Traditional metrics of diagnostic performance such as sensitivity, specificity, and AUC only measure the diagnostic accuracy of one prediction model against another, but fail to account for the clinical utility. A model with a higher AUC is likely to be more valuable than one with a lower AUC but models with higher AUCs can sometimes lead to inferior outcomes10. DCA is a widely used method to measure the clinical utility of a specific model21, and can therefore inform the decision of whether to use a model at all or which of several models is optimal. DCA is graphically expressed as a curve with benefit score on the vertical axis and probability thresholds on the horizontal axis. A key concept of DCA is the “threshold probability”, where the expected benefit of treatment is equal to the expected benefit of avoiding treatment. The so-called “net benefit” is determined by calculating the difference between the expected benefit and the expected harm. One line is drawn to show what happens when no treatment is ever given (no net benefit. such as “the horizontal line” with ordinate of 0 in Fig. 4), and another curve is drawn as if all patients receive treatment irrespective of predicted results (such as “the diagonal line” in Fig. 4). For any given probability threshold, the curve with the highest benefit score at that threshold is the best choice10. If one curve is highest over the full range of probability thresholds, then the associated diagnostic approach would be the best decision for all patients21. In our study, regardless of whether it is for all included patients or stratified analysis (by age), the DCA curve of the SAPS II scoring system is the highest within the entire probability threshold range, indicating that using the SAPS II scoring system to judge the 30-day mortality of patients with sepsis and further deciding whether to conduct active intervention will yield the greatest benefits. The range under the DCA curve of the four scoring systems is almost the same as the corresponding AUC, again confirming the superiority of the SAPS II scoring system. It is worth mentioning that the DCA curve of the SIRS mostly overlaps with “the horizontal line” and “the diagonal line”, indicating that it is not suitable for clinical application.
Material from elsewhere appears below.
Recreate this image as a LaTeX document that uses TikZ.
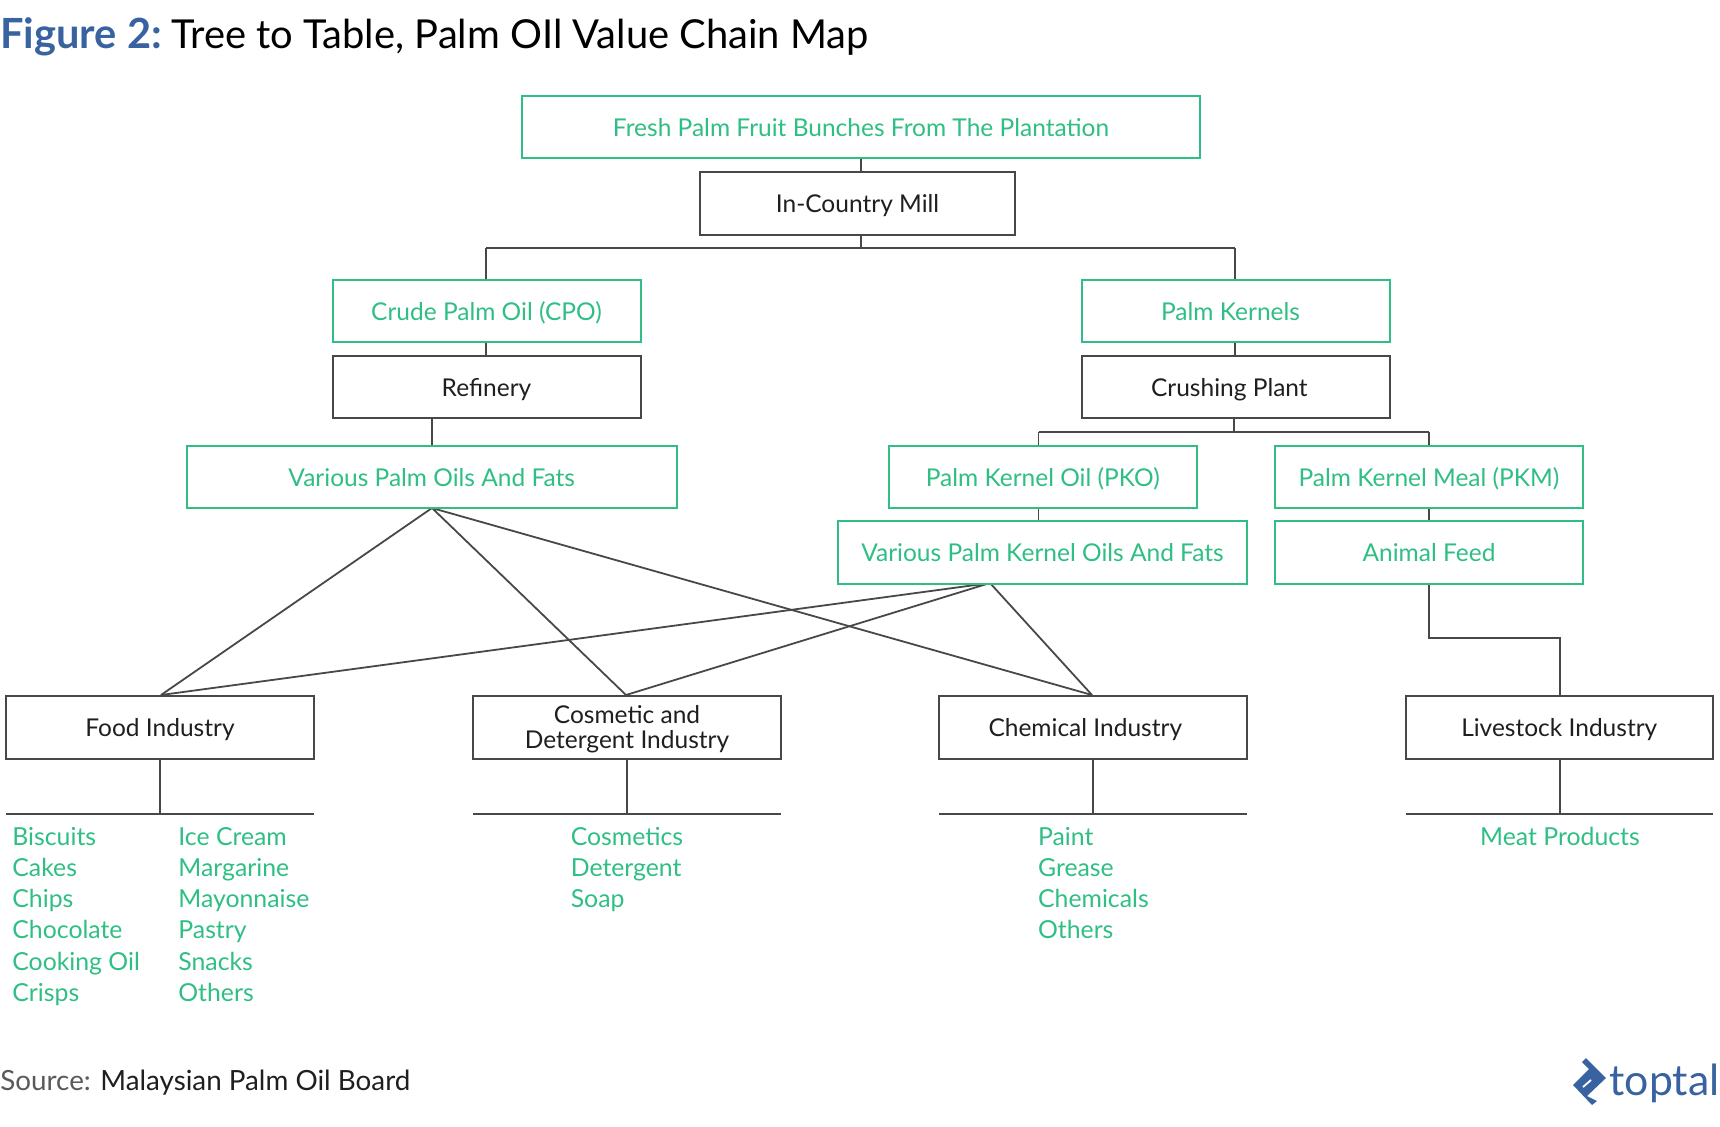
\documentclass[tikz,border=0pt]{standalone}
\usepackage{fontspec}
\setmainfont{Lato}
\definecolor{tgreen}{HTML}{2FBF84}
\definecolor{tblue}{HTML}{3863A0}
\definecolor{tline}{HTML}{484848}
\definecolor{tink}{HTML}{1F1F1F}
\tikzset{
 px/.style={x=0.5pt,y=-0.5pt},
 gbox/.style={draw=tgreen,line width=1pt,fill=white,text=tgreen,inner sep=0pt,align=center,font=\fontsize{12.25}{12.6}\selectfont},
 kbox/.style={draw=tline,line width=1pt,fill=white,text=tink,inner sep=0pt,align=center,font=\fontsize{12.25}{12.6}\selectfont},
 conn/.style={draw=tline,line width=0.9pt},
 item/.style={text=tgreen,inner sep=0pt,anchor=base west,font=\fontsize{12.4}{12}\selectfont},
}
\newcommand{\bx}[7]{\node[#1,minimum width=#5*0.5pt-#3*0.5pt,minimum height=#6*0.5pt-#4*0.5pt,anchor=north west] (#2) at (#3-1,#4-1) {#7};}
\newcommand{\tx}[1]{\rule[-0.8pt]{0pt}{11pt}\smash{#1}}
\begin{document}
\begin{tikzpicture}[px]
\useasboundingbox (0,0) rectangle (1720,1126);
\node[inner sep=0pt,anchor=base west,font=\fontsize{20.8}{22}\selectfont\bfseries,text=tblue] (t1) at (0,48) {Figure 2:};
\node[inner sep=0pt,anchor=base west,font=\fontsize{19.95}{22}\selectfont,text=black] (t2) at (171,48) {Tree to Table, Palm OIl Value Chain Map};
% connectors first
\coordinate (busM) at (861,248);
\coordinate (busL) at (486,248);
\coordinate (busR) at (1235,248);
\coordinate (kbL) at (1038.5,432);
\coordinate (kbR) at (1429,432);
\coordinate (kbM) at (1234,432);
\coordinate (various) at (432,508);
\coordinate (kvarious) at (990,583);
\coordinate (foodT) at (161,695);
\coordinate (cosT) at (626,695);
\coordinate (chemT) at (1092,695);
\coordinate (foodH) at (160,814);
\coordinate (cosH) at (627,814);
\coordinate (chemH) at (1093,814);
\coordinate (liveH) at (1560,814);
\draw[conn] (various) -- (foodT) (various) -- (cosT) (various) -- (chemT);
\draw[conn] (kvarious) -- (foodT) (kvarious) -- (cosT) (kvarious) -- (chemT);
\draw[conn] (861,158) -- (busM) (busL) -- (busR) (busL) -- (486,280) (busR) -- (1235,280);
\draw[conn] (486,342) -- (486,356) (1235,342) -- (1235,356);
\draw[conn] (432,418) -- (432,446);
\draw[conn] (kbM) -- (1234,418) (kbL) -- (kbR) (kbL) -- (1038.5,446) (kbR) -- (1429,446);
\draw[conn] (1038.5,508) -- (1038.5,521) (1429,508) -- (1429,521);
\draw[conn] (1429,583.5) -- (1429,638) -- (1560,638) -- (1560,696);
\bx{gbox}{fresh}{522}{95.5}{1200}{158}{\tx{Fresh Palm Fruit Bunches From The Plantation}}
\bx{kbox}{mill}{700}{172}{1015}{235}{\tx{In-Country Mill}}
\bx{gbox}{cpo}{332.5}{280}{640.5}{342}{\tx{Crude Palm Oil (CPO)}}
\bx{gbox}{kern}{1082}{280}{1390}{342}{\tx{Palm Kernels\hspace*{5.5pt}}}
\bx{kbox}{ref}{332.5}{355.5}{640.5}{418}{\tx{Refinery}}
\bx{kbox}{crush}{1082}{355.5}{1390}{418}{\tx{Crushing Plant\hspace*{6.6pt}}}
\bx{gbox}{vpo}{186.5}{445.5}{677}{508}{\tx{Various Palm Oils And Fats}}
\bx{gbox}{pko}{888.5}{445.5}{1197}{508}{\tx{Palm Kernel Oil (PKO)}}
\bx{gbox}{pkm}{1275}{445.5}{1583}{508}{\tx{Palm Kernel Meal (PKM)}}
\bx{gbox}{vpk}{838}{521}{1247}{583.5}{\tx{Various Palm Kernel Oils And Fats}}
\bx{gbox}{feed}{1275}{521}{1583}{583.5}{\tx{Animal Feed}}
\bx{kbox}{food}{6}{696}{314}{758.5}{\tx{Food Industry}}
\bx{kbox}{cos}{473}{696}{781}{758.5}{\rule{0pt}{11.2pt}Cosmetic and\\Detergent Industry}
\bx{kbox}{chem}{939}{696}{1247}{758.5}{\tx{Chemical Industry\hspace*{7.7pt}}}
\bx{kbox}{live}{1405.5}{696}{1713}{758.5}{\tx{Livestock Industry}}
\draw[conn] (food.south -| foodH) -- (foodH) (cos.south -| cosH) -- (cosH) (chem.south -| chemH) -- (chemH) (live.south -| liveH) -- (liveH);
\draw[draw=tline,line width=0.6pt] (6,814) -- (314,814);
\draw[conn] (473,814) -- (781,814) (939,814) -- (1247,814) (1405.5,814) -- (1713,814);
% items
\foreach \n/\lab/\r in {a/Biscuits/0,b/Cakes/1,c/Chips/2,d/Chocolate/3,e/Cooking Oil/4,f/Crisps/5}
  \node[item] (l\n) at (12,845+31.3*\r) {\lab};
\foreach \n/\lab/\r in {a/Ice Cream/0,b/Margarine/1,c/Mayonnaise/2,d/Pastry/3,e/Snacks/4,f/Others/5}
  \node[item] (m\n) at (178,845+31.3*\r) {\lab};
\foreach \n/\lab/\r in {a/Cosmetics/0,b/Detergent/1,c/Soap/2}
  \node[item] (c\n) at (570.4,845+31.3*\r) {\lab};
\foreach \n/\lab/\r in {a/Paint/0,b/Grease/1,c/Chemicals/2,d/Others/3}
  \node[item] (h\n) at (1037.7,845+31.3*\r) {\lab};
\node[item,anchor=base] (meat) at (1560,845) {Meat Products};
\node[inner sep=0pt,anchor=base west,font=\fontsize{13.9}{14}\selectfont,text=tline!90] (s1) at (0,1090) {Source:};
\node[inner sep=0pt,anchor=base west,font=\fontsize{13.9}{14}\selectfont,text=tink] (s2) at (100,1090) {Malaysian Palm Oil Board};
% logo
\fill[tblue] (1586,1058) -- (1606,1078) -- (1587,1096) -- (1597,1101) -- (1592,1105) -- (1573,1085) -- (1589,1069) -- (1582,1062) -- cycle;
\draw[white,line width=0.9pt] (1583,1087) -- (1591,1080);
\node[inner sep=0pt,anchor=base east,font=\fontsize{21.4}{22}\selectfont,text=tblue] (logo) at (1720,1095) {toptal};
\end{tikzpicture}
\end{document}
We must acknowledge some limitations of our study: firstly, the ethnicities of the population included in this study are mainly white and black, and there may be ethnic differences. Therefore, the results may not be applicable to other ethnic groups, such as Asian or Hispanic; secondly, due to the diversity of the scoring system, this study selected just four existing representative ones, hoping to be easily applied to clinical decision-making. Even if SAPS II performs well, it may not be the best score for predicting the 30-day mortality of sepsis. Hou et al. built a model using machine learning technique by XGboost, and found that the net benefit for XGboost model was larger over the range of SAPS II score, which means the novel model is optimal and the SAPS II score inferior22. With the rapid development of artificial intelligence (machine learning) and medical big data, better predictive models may be developed in the future; thirdly, this study failed to distinguish patients with sepsis caused by different infection sites, and various scoring systems may have biased predictions of the prognosis. Once the infection sites of the MIMIC database are further supplemented, this issue will be solved. Last but not least, the Medcalc Statistical Software cannot be used for comparison after correction, the related significativity may be overestimated statistically in this study. Thus, prospective researches need to be conducted, and better predictors need to be further explored.

Conclusions

Among the four commonly used scoring systems, the SAPS II score has the highest predictive value for 30-day mortality from sepsis, which is better than LODS, SIRS, and SOFA. The results of the DCA curves show that using the SAPS II score to predict the 30-day mortality of patients with sepsis to guide clinical applications may obtain the highest net benefit.